Millennials are now reaching the age where an estate plan is essential. After all, the older generation is not reaching 40, buying homes and starting families. When these major life activities occur, estate planning is a must, but how are Millennials choosing to plan their estates? And, are there other options they are not using?
What are the primary motivations for estate planning?
According to the publication, Trust & Will, the most common reason Millennials decided to plan their estates was having a child. Researchers surveyed about 23,000 people, aged 25 to 44. Next, they cited the death of a family member, buying a house and then, an increase in income and net worth. Plus, many are now caregivers to elderly family members, demonstrating how important estate planning can be for both those alive and after they pass.
How do they plan?
Most (about 75%) use a will-based estate plan. These types of estate plans solve most (but, not all) estate planning issues. They can allow for the appointment of guardians to care for children and pets. A will can also name beneficiaries and dictate how many assets should be distributed to them. It can also help transfer property and accounts to those same heirs, along with personal property and items of sentimental value. However, this is a one-time document that is meant to wrap up an estate quickly.
Additional options
Only about 20% of Millennials utilize a trust, but for many older Millennials and those with larger estates, they really should be using trusts. Trusts allow estate planners much more control of their estates post-death and maximize tax savings. For example, with just a will, planners can give a lump sum to a guardian to care for the children.

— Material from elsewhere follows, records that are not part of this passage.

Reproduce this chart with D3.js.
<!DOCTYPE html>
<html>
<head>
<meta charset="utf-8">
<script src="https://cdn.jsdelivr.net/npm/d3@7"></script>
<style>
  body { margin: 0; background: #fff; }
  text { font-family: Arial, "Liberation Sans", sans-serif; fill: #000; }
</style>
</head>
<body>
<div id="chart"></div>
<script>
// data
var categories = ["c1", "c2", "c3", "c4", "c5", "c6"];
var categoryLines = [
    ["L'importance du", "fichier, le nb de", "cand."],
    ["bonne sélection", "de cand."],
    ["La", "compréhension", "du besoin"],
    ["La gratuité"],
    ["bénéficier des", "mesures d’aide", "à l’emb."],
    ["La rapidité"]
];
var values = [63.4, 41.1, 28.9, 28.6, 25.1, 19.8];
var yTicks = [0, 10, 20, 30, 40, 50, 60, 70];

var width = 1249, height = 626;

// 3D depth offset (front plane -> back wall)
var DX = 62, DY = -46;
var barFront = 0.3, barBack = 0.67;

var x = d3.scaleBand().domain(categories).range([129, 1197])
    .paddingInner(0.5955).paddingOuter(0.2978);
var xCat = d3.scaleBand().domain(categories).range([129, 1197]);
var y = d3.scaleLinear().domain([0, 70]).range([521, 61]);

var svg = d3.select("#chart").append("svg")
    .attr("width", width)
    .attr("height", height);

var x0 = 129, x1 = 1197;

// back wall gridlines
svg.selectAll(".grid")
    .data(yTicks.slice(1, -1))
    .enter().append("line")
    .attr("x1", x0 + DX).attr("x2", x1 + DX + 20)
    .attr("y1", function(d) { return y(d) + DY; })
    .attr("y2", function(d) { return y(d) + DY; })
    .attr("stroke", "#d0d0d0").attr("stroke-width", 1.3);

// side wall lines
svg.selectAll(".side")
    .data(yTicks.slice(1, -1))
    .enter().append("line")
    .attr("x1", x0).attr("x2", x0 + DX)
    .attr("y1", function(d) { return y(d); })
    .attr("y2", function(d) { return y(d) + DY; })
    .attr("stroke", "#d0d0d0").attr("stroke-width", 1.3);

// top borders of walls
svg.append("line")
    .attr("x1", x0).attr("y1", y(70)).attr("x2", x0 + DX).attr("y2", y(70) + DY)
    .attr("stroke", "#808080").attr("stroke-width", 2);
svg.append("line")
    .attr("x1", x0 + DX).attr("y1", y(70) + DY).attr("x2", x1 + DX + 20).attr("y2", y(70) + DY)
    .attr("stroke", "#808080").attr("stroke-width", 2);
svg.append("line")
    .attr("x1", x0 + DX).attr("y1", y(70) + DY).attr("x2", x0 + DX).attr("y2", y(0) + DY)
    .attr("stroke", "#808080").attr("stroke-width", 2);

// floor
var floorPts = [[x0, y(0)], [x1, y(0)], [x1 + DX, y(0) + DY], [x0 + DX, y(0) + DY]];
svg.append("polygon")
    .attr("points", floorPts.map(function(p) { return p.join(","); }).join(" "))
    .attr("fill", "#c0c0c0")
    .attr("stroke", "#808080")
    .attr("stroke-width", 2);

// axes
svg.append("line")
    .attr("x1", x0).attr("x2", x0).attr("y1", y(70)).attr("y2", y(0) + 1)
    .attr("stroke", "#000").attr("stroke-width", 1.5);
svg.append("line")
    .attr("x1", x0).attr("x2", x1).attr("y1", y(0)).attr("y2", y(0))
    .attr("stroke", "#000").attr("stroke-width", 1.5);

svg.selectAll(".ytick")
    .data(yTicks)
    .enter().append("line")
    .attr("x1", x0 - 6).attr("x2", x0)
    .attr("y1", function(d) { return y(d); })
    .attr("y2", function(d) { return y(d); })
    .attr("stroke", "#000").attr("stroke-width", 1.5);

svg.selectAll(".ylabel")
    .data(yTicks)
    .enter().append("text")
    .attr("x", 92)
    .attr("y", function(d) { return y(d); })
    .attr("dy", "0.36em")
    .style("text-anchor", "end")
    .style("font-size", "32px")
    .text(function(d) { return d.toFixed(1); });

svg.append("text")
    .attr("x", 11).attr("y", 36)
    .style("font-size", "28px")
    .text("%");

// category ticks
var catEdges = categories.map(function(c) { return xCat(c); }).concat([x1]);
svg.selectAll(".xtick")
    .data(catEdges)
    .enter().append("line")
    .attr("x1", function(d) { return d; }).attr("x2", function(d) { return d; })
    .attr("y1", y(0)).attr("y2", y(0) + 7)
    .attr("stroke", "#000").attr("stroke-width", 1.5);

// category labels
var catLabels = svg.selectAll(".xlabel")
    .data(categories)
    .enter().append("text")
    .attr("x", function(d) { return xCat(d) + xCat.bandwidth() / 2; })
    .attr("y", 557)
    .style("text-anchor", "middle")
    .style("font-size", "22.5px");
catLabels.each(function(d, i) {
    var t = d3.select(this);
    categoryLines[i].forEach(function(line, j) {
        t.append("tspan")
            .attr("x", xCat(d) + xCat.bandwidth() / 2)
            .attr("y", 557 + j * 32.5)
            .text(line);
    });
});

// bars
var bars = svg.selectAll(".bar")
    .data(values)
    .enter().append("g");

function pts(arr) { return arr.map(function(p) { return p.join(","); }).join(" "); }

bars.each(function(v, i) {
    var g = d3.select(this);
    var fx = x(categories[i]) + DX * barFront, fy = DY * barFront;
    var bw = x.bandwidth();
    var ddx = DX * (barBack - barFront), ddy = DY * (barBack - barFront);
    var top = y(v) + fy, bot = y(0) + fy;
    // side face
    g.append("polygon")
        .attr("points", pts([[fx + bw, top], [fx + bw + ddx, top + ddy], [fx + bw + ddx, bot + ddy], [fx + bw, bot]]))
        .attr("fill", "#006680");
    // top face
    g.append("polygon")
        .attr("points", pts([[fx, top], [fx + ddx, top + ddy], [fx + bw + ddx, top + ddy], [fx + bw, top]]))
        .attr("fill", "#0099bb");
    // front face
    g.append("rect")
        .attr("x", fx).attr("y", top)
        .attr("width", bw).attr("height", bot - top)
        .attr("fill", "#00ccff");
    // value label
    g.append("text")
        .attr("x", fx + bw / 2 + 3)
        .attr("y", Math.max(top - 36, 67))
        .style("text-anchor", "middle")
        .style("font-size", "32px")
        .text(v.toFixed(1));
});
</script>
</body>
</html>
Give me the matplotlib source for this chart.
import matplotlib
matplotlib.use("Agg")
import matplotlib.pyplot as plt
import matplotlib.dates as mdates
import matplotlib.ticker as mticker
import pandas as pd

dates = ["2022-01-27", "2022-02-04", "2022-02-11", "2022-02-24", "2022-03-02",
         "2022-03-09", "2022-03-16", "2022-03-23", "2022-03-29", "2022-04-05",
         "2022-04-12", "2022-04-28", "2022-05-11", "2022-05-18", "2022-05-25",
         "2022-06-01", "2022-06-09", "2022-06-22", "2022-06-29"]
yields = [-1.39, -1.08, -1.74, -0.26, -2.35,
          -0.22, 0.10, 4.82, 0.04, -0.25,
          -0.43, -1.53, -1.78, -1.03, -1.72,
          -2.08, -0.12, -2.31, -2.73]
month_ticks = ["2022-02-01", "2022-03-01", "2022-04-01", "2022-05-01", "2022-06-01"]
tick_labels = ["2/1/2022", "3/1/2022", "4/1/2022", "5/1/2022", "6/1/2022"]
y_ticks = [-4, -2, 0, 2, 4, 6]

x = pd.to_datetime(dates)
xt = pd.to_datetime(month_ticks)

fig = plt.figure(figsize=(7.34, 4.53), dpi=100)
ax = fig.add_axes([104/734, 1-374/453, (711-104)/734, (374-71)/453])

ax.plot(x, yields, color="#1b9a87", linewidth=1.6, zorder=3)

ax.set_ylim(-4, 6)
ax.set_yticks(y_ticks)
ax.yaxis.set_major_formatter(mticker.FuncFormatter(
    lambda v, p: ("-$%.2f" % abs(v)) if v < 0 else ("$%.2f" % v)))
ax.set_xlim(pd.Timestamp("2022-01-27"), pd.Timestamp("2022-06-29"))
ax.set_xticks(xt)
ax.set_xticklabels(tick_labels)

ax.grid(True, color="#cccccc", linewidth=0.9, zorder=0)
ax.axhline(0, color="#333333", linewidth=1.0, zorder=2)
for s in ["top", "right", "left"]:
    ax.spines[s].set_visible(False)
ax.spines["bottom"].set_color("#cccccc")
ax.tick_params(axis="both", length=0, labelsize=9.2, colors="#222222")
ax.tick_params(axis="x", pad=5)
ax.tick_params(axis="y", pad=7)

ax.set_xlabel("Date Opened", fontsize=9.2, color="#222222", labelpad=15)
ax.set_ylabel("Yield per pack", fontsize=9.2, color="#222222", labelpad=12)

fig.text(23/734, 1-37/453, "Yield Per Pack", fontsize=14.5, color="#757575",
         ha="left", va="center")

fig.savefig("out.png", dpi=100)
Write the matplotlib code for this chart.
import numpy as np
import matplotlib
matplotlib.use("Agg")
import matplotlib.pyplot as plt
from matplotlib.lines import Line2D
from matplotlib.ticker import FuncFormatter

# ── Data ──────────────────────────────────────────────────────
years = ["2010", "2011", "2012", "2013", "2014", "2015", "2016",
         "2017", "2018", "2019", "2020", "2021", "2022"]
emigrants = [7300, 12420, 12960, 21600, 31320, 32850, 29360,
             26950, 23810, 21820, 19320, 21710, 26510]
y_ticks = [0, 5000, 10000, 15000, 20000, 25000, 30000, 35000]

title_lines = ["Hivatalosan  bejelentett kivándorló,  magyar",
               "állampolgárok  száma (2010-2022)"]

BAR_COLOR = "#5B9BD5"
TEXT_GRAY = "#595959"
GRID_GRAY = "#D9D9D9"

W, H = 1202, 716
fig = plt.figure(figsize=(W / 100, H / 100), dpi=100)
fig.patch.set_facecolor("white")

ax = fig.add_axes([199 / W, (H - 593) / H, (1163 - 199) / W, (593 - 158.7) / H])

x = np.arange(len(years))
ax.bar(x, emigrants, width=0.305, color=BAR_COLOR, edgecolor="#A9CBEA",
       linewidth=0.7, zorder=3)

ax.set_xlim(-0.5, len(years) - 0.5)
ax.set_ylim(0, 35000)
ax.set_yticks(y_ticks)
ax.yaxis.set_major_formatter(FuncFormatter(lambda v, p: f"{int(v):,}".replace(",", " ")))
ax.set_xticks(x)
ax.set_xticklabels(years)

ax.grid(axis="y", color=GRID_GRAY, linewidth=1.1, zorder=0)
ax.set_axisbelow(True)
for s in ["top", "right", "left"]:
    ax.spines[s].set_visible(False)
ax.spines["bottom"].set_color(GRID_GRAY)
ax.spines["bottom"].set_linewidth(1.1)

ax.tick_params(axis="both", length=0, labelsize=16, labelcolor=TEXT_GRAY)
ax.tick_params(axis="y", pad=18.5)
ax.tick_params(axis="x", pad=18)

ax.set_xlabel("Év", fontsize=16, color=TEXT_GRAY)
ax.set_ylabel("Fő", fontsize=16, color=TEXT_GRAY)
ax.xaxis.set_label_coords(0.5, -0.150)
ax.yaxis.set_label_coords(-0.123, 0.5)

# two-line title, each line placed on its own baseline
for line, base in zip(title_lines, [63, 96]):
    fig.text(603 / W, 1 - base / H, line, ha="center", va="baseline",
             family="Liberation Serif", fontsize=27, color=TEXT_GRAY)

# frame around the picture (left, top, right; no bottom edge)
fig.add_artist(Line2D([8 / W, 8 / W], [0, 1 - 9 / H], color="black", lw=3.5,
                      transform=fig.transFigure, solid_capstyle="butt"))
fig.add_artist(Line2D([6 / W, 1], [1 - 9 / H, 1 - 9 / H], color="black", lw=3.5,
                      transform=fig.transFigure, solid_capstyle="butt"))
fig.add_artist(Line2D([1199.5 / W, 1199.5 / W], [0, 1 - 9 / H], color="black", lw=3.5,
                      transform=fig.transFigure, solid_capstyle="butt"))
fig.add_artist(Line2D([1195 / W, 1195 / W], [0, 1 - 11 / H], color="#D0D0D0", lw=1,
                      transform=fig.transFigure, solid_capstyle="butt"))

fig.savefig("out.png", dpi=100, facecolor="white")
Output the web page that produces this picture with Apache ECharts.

However, there is no oversight of those funds or strings attached to them. With a trust though, many sources of funds, estate funds, life insurance, annuities, etc. can flow into a trust for the benefit of your children. A trust administrator can approve funds for the guardian, based on your express wishes, and then, pass those funds directly onto the children when they become adults (also, based on your wishes). Trusts can also be set up to make periodic charitable contributions in your name, or for any other purpose.
Takeaways
For our Mount Holly, New Jersey, readers, the biggest takeaway from this post is that estate planning is more than just a will. Of course, if you do not have an estate plan, you should begin estate planning ASAP, but even for those with a will-based estate plan, now is the time to revisit that plan to see if there is a better way to do what you want.